Concernant les entreprises du secteur privé qui emploient des réservistes, vous avez sagement demandé à la commission, monsieur de Rohan, de ne pas envisager, pour l’heure, d’instituer un dispositif fiscal tel qu’un crédit d’impôt ou une formule de mécénat, considérant qu’une telle mesure doit être discutée dans le cadre de l’élaboration de la loi de finances.
Vous craignez en outre que certains employeurs ne dissuadent leurs salariés de s’engager en tant que réservistes, ces derniers ayant déjà souvent tendance à rester discrets sur leur qualité.
Conscients de cette difficulté, nous allons mettre en place une politique de communication active en direction des entreprises pour valoriser le label « Partenaire de la défense nationale ». Aujourd’hui, si 313 entreprises peuvent déjà s’en prévaloir, il faut admettre que ce label n’est pas suffisamment connu. Le 4 mai prochain, nous mettrons donc en valeur, à l’occasion de la journée nationale du réserviste, les employeurs privés les plus innovants et les plus actifs en la matière, en créant un prix de l’« entreprise réserviste » qui récompensera deux entreprises, une grande et une petite.

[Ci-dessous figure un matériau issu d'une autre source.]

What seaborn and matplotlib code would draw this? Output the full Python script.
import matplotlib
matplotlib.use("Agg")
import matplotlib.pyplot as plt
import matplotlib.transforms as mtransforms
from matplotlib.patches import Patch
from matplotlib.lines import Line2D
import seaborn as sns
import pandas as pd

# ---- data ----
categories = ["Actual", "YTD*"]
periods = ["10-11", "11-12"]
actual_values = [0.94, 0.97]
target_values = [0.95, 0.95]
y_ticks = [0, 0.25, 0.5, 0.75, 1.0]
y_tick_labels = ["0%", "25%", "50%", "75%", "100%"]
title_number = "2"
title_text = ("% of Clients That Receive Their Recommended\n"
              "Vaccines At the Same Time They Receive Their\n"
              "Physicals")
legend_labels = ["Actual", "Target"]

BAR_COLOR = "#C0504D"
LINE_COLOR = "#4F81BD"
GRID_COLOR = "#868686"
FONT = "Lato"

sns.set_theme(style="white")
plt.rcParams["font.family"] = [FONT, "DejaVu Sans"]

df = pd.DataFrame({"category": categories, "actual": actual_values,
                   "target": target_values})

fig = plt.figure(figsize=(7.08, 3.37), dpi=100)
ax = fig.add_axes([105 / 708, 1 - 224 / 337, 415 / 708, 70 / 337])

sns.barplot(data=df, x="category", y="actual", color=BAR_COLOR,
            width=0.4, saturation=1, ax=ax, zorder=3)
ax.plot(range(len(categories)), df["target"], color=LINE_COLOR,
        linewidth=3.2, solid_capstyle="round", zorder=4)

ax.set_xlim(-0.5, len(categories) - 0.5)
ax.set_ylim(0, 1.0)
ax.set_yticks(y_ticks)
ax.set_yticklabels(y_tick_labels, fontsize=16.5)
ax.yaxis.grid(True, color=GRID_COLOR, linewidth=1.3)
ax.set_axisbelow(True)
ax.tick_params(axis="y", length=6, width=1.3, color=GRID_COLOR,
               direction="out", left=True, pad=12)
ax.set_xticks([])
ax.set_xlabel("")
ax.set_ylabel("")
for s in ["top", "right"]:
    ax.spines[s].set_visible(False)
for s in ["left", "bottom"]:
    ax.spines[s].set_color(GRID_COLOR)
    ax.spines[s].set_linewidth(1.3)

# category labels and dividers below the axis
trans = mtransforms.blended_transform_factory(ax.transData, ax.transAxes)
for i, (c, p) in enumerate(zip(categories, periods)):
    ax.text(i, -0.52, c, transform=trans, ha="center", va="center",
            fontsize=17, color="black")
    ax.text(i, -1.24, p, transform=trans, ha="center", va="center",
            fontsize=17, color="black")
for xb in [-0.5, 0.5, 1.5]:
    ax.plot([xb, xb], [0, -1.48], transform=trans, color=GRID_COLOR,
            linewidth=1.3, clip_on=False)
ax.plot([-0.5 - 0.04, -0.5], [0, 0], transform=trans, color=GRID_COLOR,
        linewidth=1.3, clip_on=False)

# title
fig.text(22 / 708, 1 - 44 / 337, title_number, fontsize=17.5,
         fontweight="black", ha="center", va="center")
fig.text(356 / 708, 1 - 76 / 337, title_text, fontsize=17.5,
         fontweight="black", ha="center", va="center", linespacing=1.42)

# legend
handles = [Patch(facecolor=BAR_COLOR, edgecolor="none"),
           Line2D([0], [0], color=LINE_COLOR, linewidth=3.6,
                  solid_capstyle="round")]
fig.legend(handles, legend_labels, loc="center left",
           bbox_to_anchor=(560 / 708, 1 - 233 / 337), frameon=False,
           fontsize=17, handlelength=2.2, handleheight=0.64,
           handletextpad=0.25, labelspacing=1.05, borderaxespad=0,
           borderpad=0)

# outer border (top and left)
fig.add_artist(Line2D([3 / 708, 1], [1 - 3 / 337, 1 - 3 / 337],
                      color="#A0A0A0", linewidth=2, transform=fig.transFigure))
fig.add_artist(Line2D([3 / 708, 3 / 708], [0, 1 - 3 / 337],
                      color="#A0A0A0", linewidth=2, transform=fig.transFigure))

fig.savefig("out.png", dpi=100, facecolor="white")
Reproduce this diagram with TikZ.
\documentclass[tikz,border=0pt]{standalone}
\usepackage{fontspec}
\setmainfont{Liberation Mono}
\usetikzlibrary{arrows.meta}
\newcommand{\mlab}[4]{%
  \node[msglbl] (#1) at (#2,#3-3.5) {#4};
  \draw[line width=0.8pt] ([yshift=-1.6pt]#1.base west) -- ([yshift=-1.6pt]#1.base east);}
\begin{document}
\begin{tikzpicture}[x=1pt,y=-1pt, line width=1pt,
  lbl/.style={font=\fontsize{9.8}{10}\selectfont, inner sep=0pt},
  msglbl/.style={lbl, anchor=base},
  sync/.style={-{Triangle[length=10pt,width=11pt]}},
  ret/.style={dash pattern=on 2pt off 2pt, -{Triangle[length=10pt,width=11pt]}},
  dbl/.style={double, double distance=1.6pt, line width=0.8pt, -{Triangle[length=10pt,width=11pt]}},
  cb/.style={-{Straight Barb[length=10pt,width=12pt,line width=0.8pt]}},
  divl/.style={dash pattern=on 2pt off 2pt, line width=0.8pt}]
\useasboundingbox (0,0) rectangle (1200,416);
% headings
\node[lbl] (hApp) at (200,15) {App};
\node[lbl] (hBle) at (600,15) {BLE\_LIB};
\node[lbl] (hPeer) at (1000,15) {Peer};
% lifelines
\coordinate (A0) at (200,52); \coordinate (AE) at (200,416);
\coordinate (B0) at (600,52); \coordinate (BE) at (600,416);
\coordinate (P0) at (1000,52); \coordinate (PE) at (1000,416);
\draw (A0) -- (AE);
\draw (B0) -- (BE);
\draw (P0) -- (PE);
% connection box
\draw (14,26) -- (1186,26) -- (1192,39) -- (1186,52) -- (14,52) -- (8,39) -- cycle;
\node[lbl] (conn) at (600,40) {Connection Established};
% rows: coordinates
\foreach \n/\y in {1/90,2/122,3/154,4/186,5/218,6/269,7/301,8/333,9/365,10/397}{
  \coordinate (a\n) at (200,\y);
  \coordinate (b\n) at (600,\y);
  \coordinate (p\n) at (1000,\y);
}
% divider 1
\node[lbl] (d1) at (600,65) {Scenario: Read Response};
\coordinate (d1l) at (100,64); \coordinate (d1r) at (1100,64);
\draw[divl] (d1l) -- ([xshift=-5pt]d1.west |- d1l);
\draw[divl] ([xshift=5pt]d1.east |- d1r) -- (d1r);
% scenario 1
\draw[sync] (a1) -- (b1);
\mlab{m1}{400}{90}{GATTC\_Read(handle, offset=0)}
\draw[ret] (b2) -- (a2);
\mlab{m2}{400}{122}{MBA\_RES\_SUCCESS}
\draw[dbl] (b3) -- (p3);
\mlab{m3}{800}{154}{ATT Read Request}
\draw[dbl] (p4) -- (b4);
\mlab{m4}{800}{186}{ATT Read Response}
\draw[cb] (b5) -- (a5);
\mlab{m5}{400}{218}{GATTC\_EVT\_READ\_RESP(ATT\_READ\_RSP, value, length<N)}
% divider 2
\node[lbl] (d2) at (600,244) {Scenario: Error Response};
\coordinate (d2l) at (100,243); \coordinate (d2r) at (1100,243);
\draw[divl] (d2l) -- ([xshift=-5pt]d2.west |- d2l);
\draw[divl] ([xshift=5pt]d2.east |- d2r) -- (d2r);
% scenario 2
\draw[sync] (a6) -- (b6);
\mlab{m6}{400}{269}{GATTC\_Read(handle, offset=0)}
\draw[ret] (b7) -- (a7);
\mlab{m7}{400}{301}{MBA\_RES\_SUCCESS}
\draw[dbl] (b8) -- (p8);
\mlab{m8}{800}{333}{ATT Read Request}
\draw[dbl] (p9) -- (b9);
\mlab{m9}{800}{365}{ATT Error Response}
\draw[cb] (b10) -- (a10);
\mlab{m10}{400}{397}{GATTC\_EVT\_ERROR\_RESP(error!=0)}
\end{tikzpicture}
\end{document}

Par ailleurs, nous élaborons avec trois grandes entreprises, MBDA, EADS et GDF-Suez, des conventions concernant l’emploi des salariés réservistes engagés dans des opérations extérieures.
Monsieur le président de la commission, la question n’est pas, en effet, de faire du chiffre : il convient de privilégier la qualité. Notre politique des réserves n’a de sens que si ceux qui s’engagent ont le sentiment d’être utilisés et mobilisés dans des fonctions qui correspondent à leurs qualifications et dans des dispositifs pour lesquels ils ont été préparés et formés.

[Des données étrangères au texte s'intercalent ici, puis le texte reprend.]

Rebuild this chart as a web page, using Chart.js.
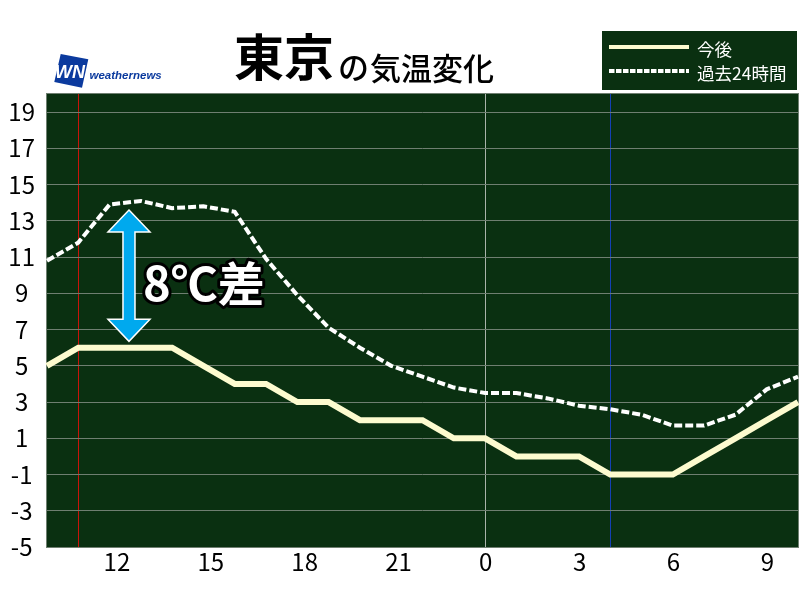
<!DOCTYPE html>
<html lang="ja">
<head>
<meta charset="utf-8">
<title>東京の気温変化</title>
<script src="https://cdn.jsdelivr.net/npm/chart.js@4"></script>
<style>
    html, body { margin: 0; padding: 0; background: #fff; }
    canvas { display: block; }
</style>
</head>
<body>
<canvas id="chart" width="800" height="600"></canvas>
<script>
const hours = [10, 11, 12, 13, 14, 15, 16, 17, 18, 19, 20, 21, 22, 23, 0, 1, 2, 3, 4, 5, 6, 7, 8, 9, 10];
const forecast = [5, 6, 6, 6, 6, 5, 4, 4, 3, 3, 2, 2, 2, 1, 1, 0, 0, 0, -1, -1, -1, 0, 1, 2, 3];
const past24 = [10.8, 11.8, 13.9, 14.1, 13.7, 13.8, 13.5, 10.9, 8.9, 7.1, 6.0, 5.0, 4.4, 3.8, 3.5, 3.5, 3.2, 2.8, 2.6, 2.3, 1.7, 1.7, 2.3, 3.7, 4.4];
const yTicks = [-5, -3, -1, 1, 3, 5, 7, 9, 11, 13, 15, 17, 19];
const xTickHours = [12, 15, 18, 21, 0, 3, 6, 9];
const diffFrom = 6.35;
const diffTo = 13.6;

const JP = '"Noto Sans CJK JP", "Noto Sans", sans-serif';
const PLOT_BG = "#0a3011";
const GRID = "#6f7f71";

function isLastHour(i) {
    return i === hours.length - 1;
}

function gridColor(ctx) {
    let h = hours[ctx.index];
    if (ctx.index === 1) return "#c8140a";   // 11時: 現在
    if (h === 0) return "#a9b3aa";
    if (h === 4) return "#1440b4";
    return "rgba(0,0,0,0)";
}

const background = {
    id: "background",
    beforeDraw(chart) {
        let {ctx, chartArea: a} = chart;
        ctx.save();
        ctx.fillStyle = PLOT_BG;
        ctx.fillRect(a.left, a.top, a.right - a.left, a.bottom - a.top);
        ctx.strokeStyle = GRID;
        ctx.lineWidth = 1;
        ctx.strokeRect(a.left - 0.5, a.top - 0.5, a.right - a.left + 1, a.bottom - a.top + 1);
        ctx.restore();
    }
};

function drawHeader(ctx) {
    ctx.textBaseline = "alphabetic";
    ctx.textAlign = "left";
    ctx.fillStyle = "#000";
    ctx.font = `bold 50px ${JP}`;
    ctx.fillText("東京", 234, 76);
    ctx.font = `500 31px ${JP}`;
    ctx.fillText("の", 338, 79);
    ctx.fillText("気温変化", 370, 80);

    // ロゴ
    ctx.fillStyle = "#0b3a9e";
    ctx.beginPath();
    ctx.moveTo(60.7, 54);
    ctx.lineTo(88.3, 59.3);
    ctx.lineTo(82, 87.7);
    ctx.lineTo(54.3, 82);
    ctx.closePath();
    ctx.fill();
    ctx.fillStyle = "#fff";
    ctx.font = 'italic bold 18px "Liberation Sans", sans-serif';
    ctx.fillText("WN", 55, 78);
    ctx.fillStyle = "#0b3a9e";
    ctx.font = 'italic bold 11.5px "Liberation Sans", sans-serif';
    ctx.fillText("weathernews", 89.5, 79);
}

function drawLegend(ctx) {
    ctx.fillStyle = PLOT_BG;
    ctx.fillRect(602, 31, 195, 59);
    ctx.lineCap = "butt";
    ctx.strokeStyle = "#fdfbcf";
    ctx.lineWidth = 4;
    ctx.beginPath();
    ctx.moveTo(609, 47);
    ctx.lineTo(689, 47);
    ctx.stroke();
    ctx.strokeStyle = "#fff";
    ctx.setLineDash([5.5, 1.5]);
    ctx.beginPath();
    ctx.moveTo(609, 71);
    ctx.lineTo(689, 71);
    ctx.stroke();
    ctx.setLineDash([]);
    ctx.fillStyle = "#fff";
    ctx.font = `17.5px ${JP}`;
    ctx.textBaseline = "middle";
    ctx.fillText("今後", 697, 49);
    ctx.fillText("過去24時間", 697, 73);
    ctx.textBaseline = "alphabetic";
}

function drawDiffArrow(chart) {
    let {ctx, scales} = chart;
    let cx = scales.x.getPixelForValue(2.62);
    let top = scales.y.getPixelForValue(diffTo);
    let bottom = scales.y.getPixelForValue(diffFrom);
    let head = 21, shaft = 6, headLen = 22;
    ctx.fillStyle = "#00a9ee";
    ctx.strokeStyle = "#fff";
    ctx.lineWidth = 1.5;
    ctx.lineJoin = "miter";
    ctx.beginPath();
    ctx.moveTo(cx, top);
    ctx.lineTo(cx + head, top + headLen);
    ctx.lineTo(cx + shaft, top + headLen);
    ctx.lineTo(cx + shaft, bottom - headLen);
    ctx.lineTo(cx + head, bottom - headLen);
    ctx.lineTo(cx, bottom);
    ctx.lineTo(cx - head, bottom - headLen);
    ctx.lineTo(cx - shaft, bottom - headLen);
    ctx.lineTo(cx - shaft, top + headLen);
    ctx.lineTo(cx - head, top + headLen);
    ctx.closePath();
    ctx.fill();
    ctx.stroke();

    ctx.font = `bold 47px ${JP}`;
    ctx.textAlign = "left";
    ctx.textBaseline = "alphabetic";
    ctx.lineJoin = "round";
    ctx.strokeStyle = "#000";
    ctx.lineWidth = 6;
    ctx.strokeText("8℃差", 143, 301);
    ctx.fillStyle = "#fff";
    ctx.fillText("8℃差", 143, 301);
}

const overlay = {
    id: "overlay",
    afterDraw(chart) {
        let {ctx} = chart;
        ctx.save();
        drawHeader(ctx);
        drawLegend(ctx);
        drawDiffArrow(chart);
        ctx.restore();
    }
};

new Chart(document.getElementById("chart"), {
    type: "line",
    data: {
        labels: hours,
        datasets: [{
            label: "今後",
            data: forecast,
            borderColor: "#fdfbcf",
            borderWidth: 6,
            pointRadius: 0,
            tension: 0,
            borderJoinStyle: "miter"
        }, {
            label: "過去24時間",
            data: past24,
            borderColor: "#fff",
            borderWidth: 4,
            borderDash: [8, 3],
            pointRadius: 0,
            tension: 0
        }]
    },
    options: {
        responsive: false,
        animation: false,
        devicePixelRatio: 1,
        layout: {padding: {top: 94, right: 2, left: 0, bottom: 0}},
        plugins: {legend: {display: false}, tooltip: {enabled: false}},
        scales: {
            x: {
                type: "category",
                afterFit: scale => { scale.height = 53; },
                border: {display: false},
                grid: {color: gridColor, lineWidth: 1, drawTicks: false},
                ticks: {
                    autoSkip: false,
                    maxRotation: 0,
                    align: "start",
                    labelOffset: -6,
                    padding: 0,
                    color: "#000",
                    font: {family: JP, size: 24},
                    callback: function (value, i) {
                        if (isLastHour(i) || i === 0) return "";
                        return xTickHours.includes(hours[i]) ? String(hours[i]) : "";
                    }
                }
            },
            y: {
                min: -5,
                max: 20,
                afterFit: scale => { scale.width = 47; },
                afterBuildTicks: scale => { scale.ticks = yTicks.map(v => ({value: v})); },
                border: {display: false},
                grid: {color: GRID, lineWidth: 1, drawTicks: false},
                ticks: {
                    crossAlign: "center",
                    padding: 12,
                    color: "#000",
                    font: {family: JP, size: 24}
                }
            }
        }
    },
    plugins: [background, overlay]
});
</script>
</body>
</html>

Je rappelle cependant que nous avions un objectif d’un million de jours d’activité par an pour les réservistes. Si nous atteignons le seuil de 40 000 réservistes – 33 000 sont aujourd’hui en activité –, nous pourrons financer vingt-cinq journées d’activité par an et par réserviste en moyenne, une part significative de celles-ci étant effectuées durant les congés. Nous avons la possibilité de trouver un équilibre entre l’accroissement de l’effectif des réservistes et le maintien d’un niveau suffisant d’activité pour chacun d’entre eux.
À cet égard, monsieur le président de la commission, vous avez indiqué que 60 % des réservistes qui ne renouvellent pas leur contrat ont effectué moins de cinq jours d’activité au cours de la dernière année. Ce chiffre m’interpelle, car il témoigne que nombre de bonnes volontés ne sont pas mobilisées. Nous allons creuser cette question et tenter d’apporter des réponses, notamment le 4 mai prochain.

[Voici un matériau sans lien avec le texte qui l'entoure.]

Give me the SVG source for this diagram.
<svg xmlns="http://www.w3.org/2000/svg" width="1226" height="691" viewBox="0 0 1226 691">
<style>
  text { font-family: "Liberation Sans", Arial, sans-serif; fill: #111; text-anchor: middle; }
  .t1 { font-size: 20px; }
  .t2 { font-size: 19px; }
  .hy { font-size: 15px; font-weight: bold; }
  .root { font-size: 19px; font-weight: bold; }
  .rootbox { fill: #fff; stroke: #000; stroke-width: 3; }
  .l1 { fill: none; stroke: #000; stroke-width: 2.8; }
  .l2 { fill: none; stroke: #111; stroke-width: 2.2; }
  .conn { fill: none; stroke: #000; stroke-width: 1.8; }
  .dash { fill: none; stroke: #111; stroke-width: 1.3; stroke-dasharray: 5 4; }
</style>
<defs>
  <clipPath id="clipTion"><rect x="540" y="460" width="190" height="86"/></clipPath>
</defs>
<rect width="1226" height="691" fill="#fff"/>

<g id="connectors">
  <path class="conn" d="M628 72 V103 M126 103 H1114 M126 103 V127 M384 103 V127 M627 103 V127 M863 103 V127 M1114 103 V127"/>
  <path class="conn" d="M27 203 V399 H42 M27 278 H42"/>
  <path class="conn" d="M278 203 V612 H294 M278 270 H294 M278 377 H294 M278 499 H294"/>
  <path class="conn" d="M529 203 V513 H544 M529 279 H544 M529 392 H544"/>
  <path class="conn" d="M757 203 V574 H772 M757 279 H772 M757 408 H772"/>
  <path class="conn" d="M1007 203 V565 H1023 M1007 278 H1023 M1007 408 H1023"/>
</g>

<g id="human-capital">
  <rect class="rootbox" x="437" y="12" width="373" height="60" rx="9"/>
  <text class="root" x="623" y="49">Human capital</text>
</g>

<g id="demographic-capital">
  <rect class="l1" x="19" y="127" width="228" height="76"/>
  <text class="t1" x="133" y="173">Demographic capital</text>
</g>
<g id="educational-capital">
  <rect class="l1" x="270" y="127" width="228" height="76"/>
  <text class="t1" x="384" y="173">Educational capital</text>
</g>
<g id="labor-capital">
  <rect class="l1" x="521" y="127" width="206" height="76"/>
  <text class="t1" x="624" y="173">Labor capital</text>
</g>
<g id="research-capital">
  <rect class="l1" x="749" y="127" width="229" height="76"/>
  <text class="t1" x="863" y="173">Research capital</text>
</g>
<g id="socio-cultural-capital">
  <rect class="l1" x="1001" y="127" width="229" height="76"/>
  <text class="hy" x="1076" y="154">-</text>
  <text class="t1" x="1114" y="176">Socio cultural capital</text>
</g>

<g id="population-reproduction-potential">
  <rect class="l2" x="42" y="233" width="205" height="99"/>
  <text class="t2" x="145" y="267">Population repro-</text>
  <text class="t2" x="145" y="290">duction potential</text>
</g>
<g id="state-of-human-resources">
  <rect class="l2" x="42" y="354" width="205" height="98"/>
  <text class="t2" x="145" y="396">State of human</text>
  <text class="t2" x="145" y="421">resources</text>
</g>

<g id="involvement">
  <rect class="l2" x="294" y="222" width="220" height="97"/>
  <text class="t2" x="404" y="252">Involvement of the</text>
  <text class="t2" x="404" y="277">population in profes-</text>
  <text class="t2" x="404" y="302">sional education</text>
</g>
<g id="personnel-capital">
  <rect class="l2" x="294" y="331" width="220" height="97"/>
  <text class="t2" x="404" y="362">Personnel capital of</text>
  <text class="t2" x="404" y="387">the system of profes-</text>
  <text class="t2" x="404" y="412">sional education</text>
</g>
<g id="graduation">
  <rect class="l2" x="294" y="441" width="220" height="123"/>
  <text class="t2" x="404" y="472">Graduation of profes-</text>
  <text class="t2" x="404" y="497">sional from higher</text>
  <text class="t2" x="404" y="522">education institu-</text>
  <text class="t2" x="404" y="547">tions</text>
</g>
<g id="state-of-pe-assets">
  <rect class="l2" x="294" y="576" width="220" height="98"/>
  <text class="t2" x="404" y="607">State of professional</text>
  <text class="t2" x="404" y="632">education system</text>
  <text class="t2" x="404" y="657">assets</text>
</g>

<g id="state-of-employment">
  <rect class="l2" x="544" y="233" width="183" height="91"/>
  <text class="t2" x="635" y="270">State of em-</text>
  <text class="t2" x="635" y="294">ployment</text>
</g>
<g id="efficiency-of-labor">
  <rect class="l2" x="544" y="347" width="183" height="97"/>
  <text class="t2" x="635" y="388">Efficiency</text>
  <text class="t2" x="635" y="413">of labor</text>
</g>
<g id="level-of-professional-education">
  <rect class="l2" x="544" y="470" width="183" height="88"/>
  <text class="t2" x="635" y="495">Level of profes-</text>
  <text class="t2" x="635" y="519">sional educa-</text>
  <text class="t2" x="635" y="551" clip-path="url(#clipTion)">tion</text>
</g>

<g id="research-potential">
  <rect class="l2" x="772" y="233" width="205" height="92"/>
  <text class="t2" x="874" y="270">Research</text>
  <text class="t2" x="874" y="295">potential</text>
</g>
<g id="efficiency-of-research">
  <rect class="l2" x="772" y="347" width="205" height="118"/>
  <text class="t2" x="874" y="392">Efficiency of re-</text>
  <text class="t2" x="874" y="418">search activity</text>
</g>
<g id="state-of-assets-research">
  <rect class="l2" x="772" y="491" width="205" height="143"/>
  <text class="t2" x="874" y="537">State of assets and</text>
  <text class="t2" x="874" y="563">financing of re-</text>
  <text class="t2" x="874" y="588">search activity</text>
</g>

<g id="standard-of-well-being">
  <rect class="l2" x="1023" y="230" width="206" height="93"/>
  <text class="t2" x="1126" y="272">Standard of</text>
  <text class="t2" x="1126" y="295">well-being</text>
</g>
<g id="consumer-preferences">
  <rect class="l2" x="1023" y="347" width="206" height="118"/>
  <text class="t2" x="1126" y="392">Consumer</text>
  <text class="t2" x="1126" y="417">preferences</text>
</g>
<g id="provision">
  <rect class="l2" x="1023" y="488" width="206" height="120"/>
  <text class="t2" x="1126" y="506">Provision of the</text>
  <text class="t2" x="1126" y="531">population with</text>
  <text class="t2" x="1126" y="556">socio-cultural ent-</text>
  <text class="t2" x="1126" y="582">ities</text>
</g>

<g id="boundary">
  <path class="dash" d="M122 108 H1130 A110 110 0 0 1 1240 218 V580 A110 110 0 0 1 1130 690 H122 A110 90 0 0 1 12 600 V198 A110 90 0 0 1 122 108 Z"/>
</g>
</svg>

Vous avez également évoqué à très juste titre la lourdeur des procédures. Nous vivons aujourd’hui dans une société de l’instantané : d’un « double-clic », on peut acheter à peu près n’importe quoi – et s’endetter d’une façon irresponsable ! Nous devons faire en sorte que les soldes des réservistes soient payées plus rapidement, d’autant que des crédits sont disponibles. Ce serait la moindre des choses !
En conclusion, je voudrais indiquer à M. Boutant que le travail qu’il a accompli avec Mme Garriaud-Maylam est soutenu par le Gouvernement et que nous allons approfondir le sujet.
Monsieur le président de la commission, nous connaissons tous vos convictions patriotiques et partageons votre sentiment qu’une collectivité ne saurait être une somme d’individualités indifférentes à l’intérêt commun. L’engagement est nécessaire, dans une association, dans la vie locale ou dans la réserve. Faisons en sorte que les réservistes n’aient plus à cacher leur engagement à leur employeur, public ou privé, comme s’il s’agissait d’une sorte de hobby inavouable ! Cet engagement doit être au contraire une forte et fière expression d’un sens particulièrement aigu de la collectivité. Pour que celle-ci puisse vivre, il est indispensable qu’une minorité de citoyens acceptent de se dévouer pour faire face aux défis que constituent les catastrophes naturelles ou prolonger l’effort de défense au côté des militaires de carrière.